What you need to do = Print word for word the first line of the listing below and every line after it, through the line with "-54.7, -54.9, -55.0, -55.2, -55.3, -55.4, -55.6, -55.6, -55.7]". Leave out the pictures and the rest.
═════ Supplied data ═════
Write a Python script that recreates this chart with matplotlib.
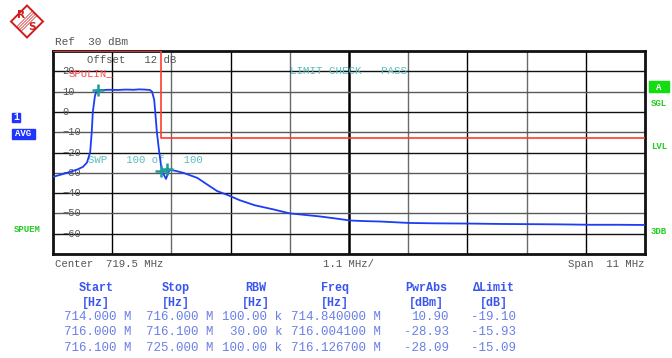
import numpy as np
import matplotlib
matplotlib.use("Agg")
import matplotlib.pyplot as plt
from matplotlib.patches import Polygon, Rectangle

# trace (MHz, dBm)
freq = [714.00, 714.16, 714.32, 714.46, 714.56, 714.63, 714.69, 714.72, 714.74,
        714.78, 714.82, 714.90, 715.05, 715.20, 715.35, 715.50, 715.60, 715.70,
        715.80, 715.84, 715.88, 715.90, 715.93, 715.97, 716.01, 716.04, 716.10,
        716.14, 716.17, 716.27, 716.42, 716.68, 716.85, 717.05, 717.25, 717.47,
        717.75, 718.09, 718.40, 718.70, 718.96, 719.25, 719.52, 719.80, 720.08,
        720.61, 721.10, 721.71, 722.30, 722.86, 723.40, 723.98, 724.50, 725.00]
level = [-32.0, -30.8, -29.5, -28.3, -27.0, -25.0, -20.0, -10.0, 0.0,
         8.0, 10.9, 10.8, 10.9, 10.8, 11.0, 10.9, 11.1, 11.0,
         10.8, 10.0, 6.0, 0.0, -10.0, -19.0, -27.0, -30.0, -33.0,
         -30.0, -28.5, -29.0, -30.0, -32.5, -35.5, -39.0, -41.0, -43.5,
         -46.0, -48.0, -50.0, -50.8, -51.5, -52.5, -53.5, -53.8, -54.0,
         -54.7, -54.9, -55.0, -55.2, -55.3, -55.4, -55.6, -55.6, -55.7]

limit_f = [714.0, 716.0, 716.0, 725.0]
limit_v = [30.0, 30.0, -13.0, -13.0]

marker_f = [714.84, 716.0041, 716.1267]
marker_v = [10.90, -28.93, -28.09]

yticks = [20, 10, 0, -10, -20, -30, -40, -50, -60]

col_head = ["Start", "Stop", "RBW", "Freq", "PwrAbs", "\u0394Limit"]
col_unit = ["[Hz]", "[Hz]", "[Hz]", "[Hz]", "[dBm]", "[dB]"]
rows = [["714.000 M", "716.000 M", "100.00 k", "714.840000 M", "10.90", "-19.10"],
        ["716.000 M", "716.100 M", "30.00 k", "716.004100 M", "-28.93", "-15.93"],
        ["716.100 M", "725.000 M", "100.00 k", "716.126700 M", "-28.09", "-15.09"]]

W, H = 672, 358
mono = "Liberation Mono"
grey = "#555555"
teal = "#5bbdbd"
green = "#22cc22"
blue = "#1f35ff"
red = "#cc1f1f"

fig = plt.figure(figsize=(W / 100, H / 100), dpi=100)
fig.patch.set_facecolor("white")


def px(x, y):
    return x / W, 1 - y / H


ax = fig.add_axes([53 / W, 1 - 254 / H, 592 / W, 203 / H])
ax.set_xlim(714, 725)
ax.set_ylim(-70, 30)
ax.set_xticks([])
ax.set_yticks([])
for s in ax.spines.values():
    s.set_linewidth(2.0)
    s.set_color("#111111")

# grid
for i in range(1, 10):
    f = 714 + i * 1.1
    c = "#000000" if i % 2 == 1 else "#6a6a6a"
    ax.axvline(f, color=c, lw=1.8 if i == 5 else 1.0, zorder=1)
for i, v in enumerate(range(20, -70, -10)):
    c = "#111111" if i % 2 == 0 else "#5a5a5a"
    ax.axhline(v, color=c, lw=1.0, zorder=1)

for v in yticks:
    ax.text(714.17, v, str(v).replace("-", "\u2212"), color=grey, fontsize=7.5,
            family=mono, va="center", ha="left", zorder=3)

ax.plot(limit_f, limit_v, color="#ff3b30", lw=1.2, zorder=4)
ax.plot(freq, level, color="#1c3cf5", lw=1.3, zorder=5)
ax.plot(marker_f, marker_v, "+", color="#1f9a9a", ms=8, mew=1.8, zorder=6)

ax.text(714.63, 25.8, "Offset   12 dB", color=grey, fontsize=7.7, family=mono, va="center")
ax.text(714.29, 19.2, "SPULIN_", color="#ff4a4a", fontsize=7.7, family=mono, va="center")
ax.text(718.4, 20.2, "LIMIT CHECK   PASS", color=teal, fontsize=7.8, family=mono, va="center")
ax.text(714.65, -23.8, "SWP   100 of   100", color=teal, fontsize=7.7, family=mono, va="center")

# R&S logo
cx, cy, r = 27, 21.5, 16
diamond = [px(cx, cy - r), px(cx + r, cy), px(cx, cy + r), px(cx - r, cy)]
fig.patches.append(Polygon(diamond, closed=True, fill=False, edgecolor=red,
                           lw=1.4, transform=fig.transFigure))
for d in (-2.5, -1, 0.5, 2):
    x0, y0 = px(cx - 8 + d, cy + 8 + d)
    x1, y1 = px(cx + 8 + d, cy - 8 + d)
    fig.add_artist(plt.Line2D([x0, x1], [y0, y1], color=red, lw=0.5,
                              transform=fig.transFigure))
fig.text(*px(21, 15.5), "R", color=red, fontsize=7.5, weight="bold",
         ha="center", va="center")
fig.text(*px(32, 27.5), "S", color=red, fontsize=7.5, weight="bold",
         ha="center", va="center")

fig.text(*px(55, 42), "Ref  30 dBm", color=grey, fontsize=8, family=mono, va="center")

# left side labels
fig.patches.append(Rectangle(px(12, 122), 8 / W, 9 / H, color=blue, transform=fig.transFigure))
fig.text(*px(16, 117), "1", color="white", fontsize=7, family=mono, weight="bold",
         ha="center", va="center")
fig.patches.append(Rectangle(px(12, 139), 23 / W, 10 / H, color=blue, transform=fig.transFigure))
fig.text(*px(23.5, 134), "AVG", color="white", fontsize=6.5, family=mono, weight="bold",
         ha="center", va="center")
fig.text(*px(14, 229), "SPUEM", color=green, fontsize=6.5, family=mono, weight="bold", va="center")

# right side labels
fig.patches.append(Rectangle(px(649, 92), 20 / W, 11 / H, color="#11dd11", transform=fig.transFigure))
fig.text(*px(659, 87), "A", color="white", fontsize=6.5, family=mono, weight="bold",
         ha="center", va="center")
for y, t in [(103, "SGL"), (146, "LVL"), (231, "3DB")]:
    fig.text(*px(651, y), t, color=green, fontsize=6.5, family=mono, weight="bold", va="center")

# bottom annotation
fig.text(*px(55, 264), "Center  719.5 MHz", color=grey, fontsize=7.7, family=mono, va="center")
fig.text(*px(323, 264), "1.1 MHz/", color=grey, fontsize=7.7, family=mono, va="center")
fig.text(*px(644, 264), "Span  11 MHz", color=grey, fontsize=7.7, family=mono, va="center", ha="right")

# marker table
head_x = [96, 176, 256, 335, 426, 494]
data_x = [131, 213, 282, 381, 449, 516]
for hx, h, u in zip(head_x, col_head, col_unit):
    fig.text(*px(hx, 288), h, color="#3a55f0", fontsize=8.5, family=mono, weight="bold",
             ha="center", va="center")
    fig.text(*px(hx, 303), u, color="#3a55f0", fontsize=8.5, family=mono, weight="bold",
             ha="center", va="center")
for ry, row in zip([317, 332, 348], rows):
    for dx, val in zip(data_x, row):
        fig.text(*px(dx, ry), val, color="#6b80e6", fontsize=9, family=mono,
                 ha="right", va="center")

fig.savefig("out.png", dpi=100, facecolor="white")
═════
Expected answer =
Write a Python script that recreates this chart with matplotlib.
import numpy as np
import matplotlib
matplotlib.use("Agg")
import matplotlib.pyplot as plt
from matplotlib.patches import Polygon, Rectangle

# trace (MHz, dBm)
freq = [714.00, 714.16, 714.32, 714.46, 714.56, 714.63, 714.69, 714.72, 714.74,
        714.78, 714.82, 714.90, 715.05, 715.20, 715.35, 715.50, 715.60, 715.70,
        715.80, 715.84, 715.88, 715.90, 715.93, 715.97, 716.01, 716.04, 716.10,
        716.14, 716.17, 716.27, 716.42, 716.68, 716.85, 717.05, 717.25, 717.47,
        717.75, 718.09, 718.40, 718.70, 718.96, 719.25, 719.52, 719.80, 720.08,
        720.61, 721.10, 721.71, 722.30, 722.86, 723.40, 723.98, 724.50, 725.00]
level = [-32.0, -30.8, -29.5, -28.3, -27.0, -25.0, -20.0, -10.0, 0.0,
         8.0, 10.9, 10.8, 10.9, 10.8, 11.0, 10.9, 11.1, 11.0,
         10.8, 10.0, 6.0, 0.0, -10.0, -19.0, -27.0, -30.0, -33.0,
         -30.0, -28.5, -29.0, -30.0, -32.5, -35.5, -39.0, -41.0, -43.5,
         -46.0, -48.0, -50.0, -50.8, -51.5, -52.5, -53.5, -53.8, -54.0,
         -54.7, -54.9, -55.0, -55.2, -55.3, -55.4, -55.6, -55.6, -55.7]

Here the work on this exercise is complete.